-- BEGIN --

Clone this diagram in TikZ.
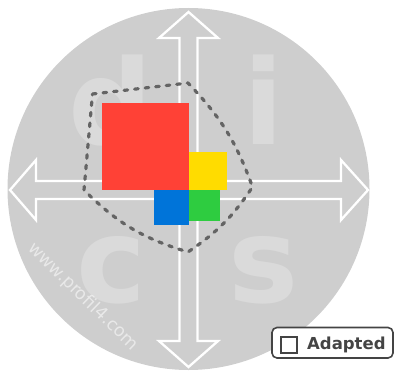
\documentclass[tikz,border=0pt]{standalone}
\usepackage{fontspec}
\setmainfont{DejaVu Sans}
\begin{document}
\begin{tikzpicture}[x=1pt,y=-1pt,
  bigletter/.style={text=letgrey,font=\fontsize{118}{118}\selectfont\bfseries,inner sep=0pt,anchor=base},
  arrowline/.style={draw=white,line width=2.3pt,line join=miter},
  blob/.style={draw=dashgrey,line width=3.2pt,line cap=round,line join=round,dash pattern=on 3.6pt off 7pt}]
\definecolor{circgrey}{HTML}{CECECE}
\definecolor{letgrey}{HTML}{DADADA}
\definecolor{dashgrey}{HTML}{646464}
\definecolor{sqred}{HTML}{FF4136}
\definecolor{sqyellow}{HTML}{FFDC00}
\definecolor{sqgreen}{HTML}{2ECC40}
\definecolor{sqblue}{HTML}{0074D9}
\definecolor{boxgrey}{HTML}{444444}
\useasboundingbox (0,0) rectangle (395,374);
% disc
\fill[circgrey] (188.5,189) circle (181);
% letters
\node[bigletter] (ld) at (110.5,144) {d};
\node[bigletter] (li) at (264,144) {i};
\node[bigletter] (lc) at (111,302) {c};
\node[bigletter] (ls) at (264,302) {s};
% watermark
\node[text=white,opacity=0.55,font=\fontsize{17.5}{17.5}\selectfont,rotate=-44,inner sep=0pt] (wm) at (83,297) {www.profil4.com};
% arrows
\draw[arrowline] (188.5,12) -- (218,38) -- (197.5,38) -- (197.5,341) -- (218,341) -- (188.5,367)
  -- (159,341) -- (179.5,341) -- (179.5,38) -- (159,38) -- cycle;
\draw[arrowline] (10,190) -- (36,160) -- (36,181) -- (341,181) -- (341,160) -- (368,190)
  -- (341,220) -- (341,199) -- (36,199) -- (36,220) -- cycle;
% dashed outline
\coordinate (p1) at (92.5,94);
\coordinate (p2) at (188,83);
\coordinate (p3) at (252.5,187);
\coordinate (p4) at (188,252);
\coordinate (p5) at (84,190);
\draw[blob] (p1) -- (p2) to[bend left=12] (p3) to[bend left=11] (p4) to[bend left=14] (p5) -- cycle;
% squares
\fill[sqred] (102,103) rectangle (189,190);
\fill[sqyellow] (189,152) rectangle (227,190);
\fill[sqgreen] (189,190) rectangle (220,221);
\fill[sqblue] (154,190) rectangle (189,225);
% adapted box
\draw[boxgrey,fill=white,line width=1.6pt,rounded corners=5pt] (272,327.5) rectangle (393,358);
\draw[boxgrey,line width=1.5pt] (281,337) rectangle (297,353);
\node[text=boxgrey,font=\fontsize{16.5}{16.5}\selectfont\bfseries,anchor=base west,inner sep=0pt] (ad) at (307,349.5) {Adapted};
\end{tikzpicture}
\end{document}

-- END --

Transcribe the full listing above exactly, with the images removed.

Result of the task:
Clone this diagram in TikZ.
\documentclass[tikz,border=0pt]{standalone}
\usepackage{fontspec}
\setmainfont{DejaVu Sans}
\begin{document}
\begin{tikzpicture}[x=1pt,y=-1pt,
  bigletter/.style={text=letgrey,font=\fontsize{118}{118}\selectfont\bfseries,inner sep=0pt,anchor=base},
  arrowline/.style={draw=white,line width=2.3pt,line join=miter},
  blob/.style={draw=dashgrey,line width=3.2pt,line cap=round,line join=round,dash pattern=on 3.6pt off 7pt}]
\definecolor{circgrey}{HTML}{CECECE}
\definecolor{letgrey}{HTML}{DADADA}
\definecolor{dashgrey}{HTML}{646464}
\definecolor{sqred}{HTML}{FF4136}
\definecolor{sqyellow}{HTML}{FFDC00}
\definecolor{sqgreen}{HTML}{2ECC40}
\definecolor{sqblue}{HTML}{0074D9}
\definecolor{boxgrey}{HTML}{444444}
\useasboundingbox (0,0) rectangle (395,374);
% disc
\fill[circgrey] (188.5,189) circle (181);
% letters
\node[bigletter] (ld) at (110.5,144) {d};
\node[bigletter] (li) at (264,144) {i};
\node[bigletter] (lc) at (111,302) {c};
\node[bigletter] (ls) at (264,302) {s};
% watermark
\node[text=white,opacity=0.55,font=\fontsize{17.5}{17.5}\selectfont,rotate=-44,inner sep=0pt] (wm) at (83,297) {www.profil4.com};
% arrows
\draw[arrowline] (188.5,12) -- (218,38) -- (197.5,38) -- (197.5,341) -- (218,341) -- (188.5,367)
  -- (159,341) -- (179.5,341) -- (179.5,38) -- (159,38) -- cycle;
\draw[arrowline] (10,190) -- (36,160) -- (36,181) -- (341,181) -- (341,160) -- (368,190)
  -- (341,220) -- (341,199) -- (36,199) -- (36,220) -- cycle;
% dashed outline
\coordinate (p1) at (92.5,94);
\coordinate (p2) at (188,83);
\coordinate (p3) at (252.5,187);
\coordinate (p4) at (188,252);
\coordinate (p5) at (84,190);
\draw[blob] (p1) -- (p2) to[bend left=12] (p3) to[bend left=11] (p4) to[bend left=14] (p5) -- cycle;
% squares
\fill[sqred] (102,103) rectangle (189,190);
\fill[sqyellow] (189,152) rectangle (227,190);
\fill[sqgreen] (189,190) rectangle (220,221);
\fill[sqblue] (154,190) rectangle (189,225);
% adapted box
\draw[boxgrey,fill=white,line width=1.6pt,rounded corners=5pt] (272,327.5) rectangle (393,358);
\draw[boxgrey,line width=1.5pt] (281,337) rectangle (297,353);
\node[text=boxgrey,font=\fontsize{16.5}{16.5}\selectfont\bfseries,anchor=base west,inner sep=0pt] (ad) at (307,349.5) {Adapted};
\end{tikzpicture}
\end{document}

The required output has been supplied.